Когда Эля первый раз вышла на улицу, попросив не провожать ее, Аким забубнил: «Ну как же, понимас, сразу одна?…» – но просьбу уважил, ее чуть не сшибло за избушкой ветром. Задохнувшись холодом, снегом, кружащим голову, ощущением неба, живого света, живого мира, зрелищем деревьев, кустов, тропинки к реке, сбега следов на снегу, всего того, что она видела как бы впервые, стояла Эля, держась за стену, и ладонью ощутила гладкость дерева. Приглядевшись, припомнила: тут, под рукою, где свежий стес, была написана ножом или углем скабрезность. Почему-то многоумный Герцев не догадался стесать топором похабщину, а парень, выросший в каком-то Богом забытом поселке, пытался быть деликатным, не всегда это ему удавалось, не всякий раз получалось «незаметно», но он пытался, вот в чем дело!
За избушкой нежданно возникло что-то похожее на загончик: несколько елок прислонены были к слегам-подпоркам, придавлены с боков лапником и жердями. Загончик плотно забросан снегом, в нем было глухо, не дуло. Возвращаясь со двора с опущенными глазами, Эля накрывалась с головой, лежала глухо, а «пана» озадаченно покашливал, пытаясь угадать, где опять допустил оплошность. На улице старался быть подольше, тюкал топором, ширкал пилою. Он распилил лодку и мастерил из носовой ее части возок. Загнув обносы – бортовые доски – лыжинами, Аким прибил их к опиленной долбленке, вставил в заду донце из досок – получилось что-то вроде кошевки.
«Скоро уходить», – догадалась Эля, ей сделалось страшновато, хотя она и ждала этого дня, будто Христова воскресенья. Аким чего-то тянул, принюхивался к тайге, долбил лед на Эндэ, ставил уды.
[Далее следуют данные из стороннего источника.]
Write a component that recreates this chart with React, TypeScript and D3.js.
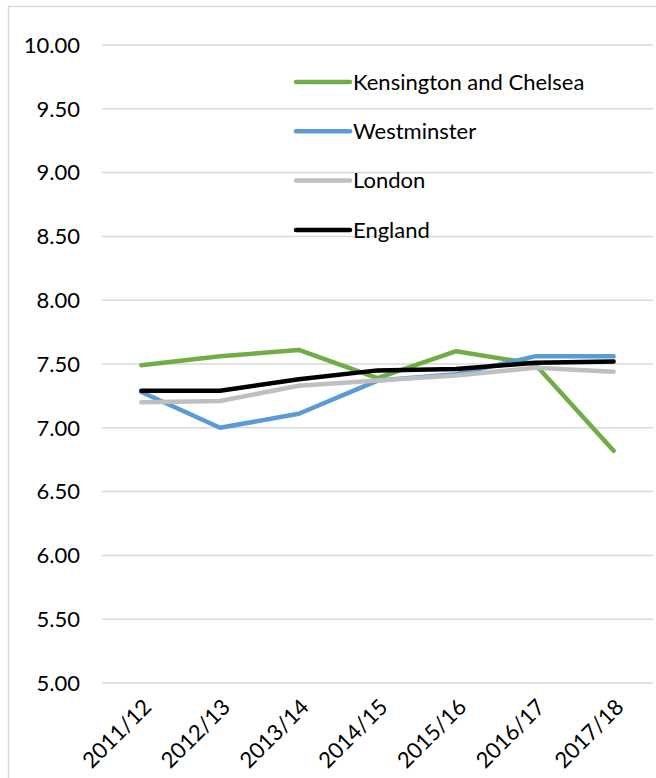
import { useEffect, useRef } from "react";
import * as d3 from "d3";

const years = ["2011/12", "2012/13", "2013/14", "2014/15", "2015/16", "2016/17", "2017/18"];
const kensington = [7.49, 7.56, 7.61, 7.39, 7.6, 7.5, 6.82];
const westminster = [7.28, 7.0, 7.11, 7.37, 7.42, 7.56, 7.56];
const london = [7.2, 7.21, 7.33, 7.37, 7.41, 7.47, 7.44];
const england = [7.29, 7.29, 7.38, 7.45, 7.46, 7.51, 7.52];
const yTicks = [5, 5.5, 6, 6.5, 7, 7.5, 8, 8.5, 9, 9.5, 10];

const series = [
  { name: "Kensington and Chelsea", values: kensington, color: "#70AD47" },
  { name: "Westminster", values: westminster, color: "#5B9BD5" },
  { name: "London", values: london, color: "#BFBFBF" },
  { name: "England", values: england, color: "#000000" },
];

export default function App() {
  const svgRef = useRef<SVGSVGElement | null>(null);

  useEffect(() => {
    document.body.style.margin = "0";
    const width = 656;
    const height = 778;
    const margin = { top: 45, right: 3, bottom: 95, left: 102 };
    const fontSize = 22;
    const font = "Lato, 'Open Sans', sans-serif";

    const svg = d3.select(svgRef.current).attr("width", width).attr("height", height);
    svg.selectAll("*").remove();

    svg.append("rect").attr("x", 8.5).attr("y", 6.5).attr("width", 700).attr("height", 800)
      .attr("fill", "#fff").attr("stroke", "#D9D9D9").attr("stroke-width", 1.5);

    const x = d3.scaleBand().domain(years).range([margin.left, width - margin.right]);
    const y = d3.scaleLinear().domain([5, 10]).range([height - margin.bottom, margin.top]);
    const cx = (d: string) => (x(d) ?? 0) + x.bandwidth() / 2;

    // gridlines
    svg.append("g").selectAll("line").data(yTicks).join("line")
      .attr("x1", margin.left).attr("x2", width - margin.right)
      .attr("y1", d => y(d)).attr("y2", d => y(d))
      .attr("stroke", "#D9D9D9").attr("stroke-width", 1.5);

    // y labels
    svg.append("g").selectAll("text").data(yTicks).join("text")
      .attr("x", 80).attr("y", d => y(d)).attr("dy", "0.35em")
      .attr("text-anchor", "end").style("font-family", font).style("font-size", `${fontSize}px`)
      .attr("fill", "#000").text(d => d.toFixed(2));

    // x labels
    svg.append("g").selectAll("text").data(years).join("text")
      .attr("transform", d => `translate(${cx(d) + 6},${height - margin.bottom + 20}) rotate(-45)`)
      .attr("text-anchor", "end").attr("dy", "0.35em")
      .style("font-family", font).style("font-size", `${fontSize}px`).attr("fill", "#000")
      .text(d => d);

    const line = d3.line<number>().x((_, i) => cx(years[i])).y(d => y(d));

    svg.append("g").selectAll("path").data(series).join("path")
      .attr("d", d => line(d.values))
      .attr("fill", "none").attr("stroke", d => d.color).attr("stroke-width", 4.5)
      .attr("stroke-linejoin", "round").attr("stroke-linecap", "round");

    // legend
    const legend = svg.append("g").attr("transform", "translate(296,82)");
    const item = legend.selectAll("g").data(series).join("g")
      .attr("transform", (_, i) => `translate(0,${i * 49.3})`);
    item.append("line").attr("x1", 0).attr("x2", 54).attr("y1", 0).attr("y2", 0)
      .attr("stroke", d => d.color).attr("stroke-width", 4.5).attr("stroke-linecap", "round");
    item.append("text").attr("x", 57).attr("dy", "0.35em")
      .style("font-family", font).style("font-size", `${fontSize}px`).attr("fill", "#000")
      .text(d => d.name);
  }, []);

  return <svg ref={svgRef} style={{ display: "block" }}></svg>;
}
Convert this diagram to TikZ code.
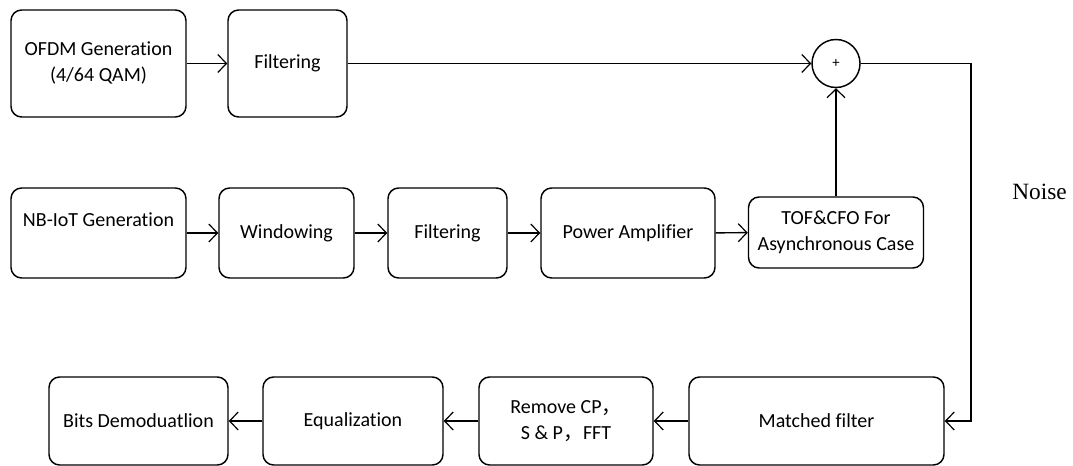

В тайге залегла полная, тихая осень.
Еще по голу Аким вышарил весь ближний лес, выбрал подчистую бруснику, замочил ее в баночках, хранил на чердаке в корзинах, которые плел долгими ночами, сидя у постели больной; натаскал и наморозил рябины, посушил черемухи, черничного листа. Эля, наблюдая за его хлопотами, удивлялась – куда столько всего? Они что, тут вековать собираются? Городской житель, она не знала, как много требуется человеку пропитания, если он его сам добывает и запасает на долгую зиму. Тут из магазина или с рынка не возьмешь того сто грамм, этого двести. Охотник и сам-то поражался – откуда у него такая хозяйственность? В Боганиде жил он давно, привык быть перекати-полем: лег – свернулся, встал – встряхнулся, столовки всюду есть, ну а если с приварком худо, кусок хлеба, щепотку соли, кружку воды – и живи дальше.